The beauty of I Am Kalam lies in the friendship between Chhotu and Ranvijay. But the interactions between Bhati Mamu and Lucie Madam too are entertaining without mocking Bhati, though it might have been tempting to go that way – nice touch! Equally enjoyable are the scenes in the dhaba where the white tourists all look and speak like real white tourists, where Chhotu picks up languages with alacrity, where everyone is taken in by this spirited child, and where we have one of the film’s most memorable moments: an impromptu jam session kicked off when Lucie is testing a new ravanhatta – the traditional stringed instrument popular in Rajastan – and is joined by Chhotu on his khartal, an unnamed tourist with a banjo (Delhi-based musician Deepak Castelino) and everyone else who gathers around to clap, click pictures or watch in admiration ... evocative evidence, if any is needed, that music has no language, class or nationality.

The only thing that didn’t work for me in I Am Kalam was its hurriedly wrapped up ending suffused with improbabilities.
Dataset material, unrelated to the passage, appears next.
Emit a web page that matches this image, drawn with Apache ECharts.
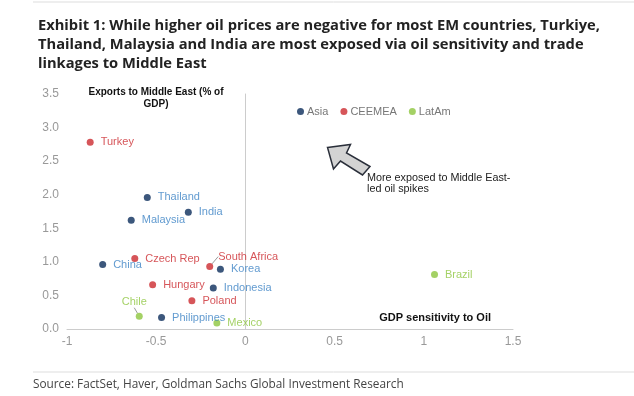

Could a tradition-and-possibly-caste-bound king who is so conservative that he doesn’t run a kitchen at his palace hotel suddenly be transformed into the benefactor of a poor boy? And why did that song in the children’s classroom focus so much and so awkwardly on the teacher? The director’s sure-footedness through the rest of the film turns slightly shaky in the last 10 minutes.  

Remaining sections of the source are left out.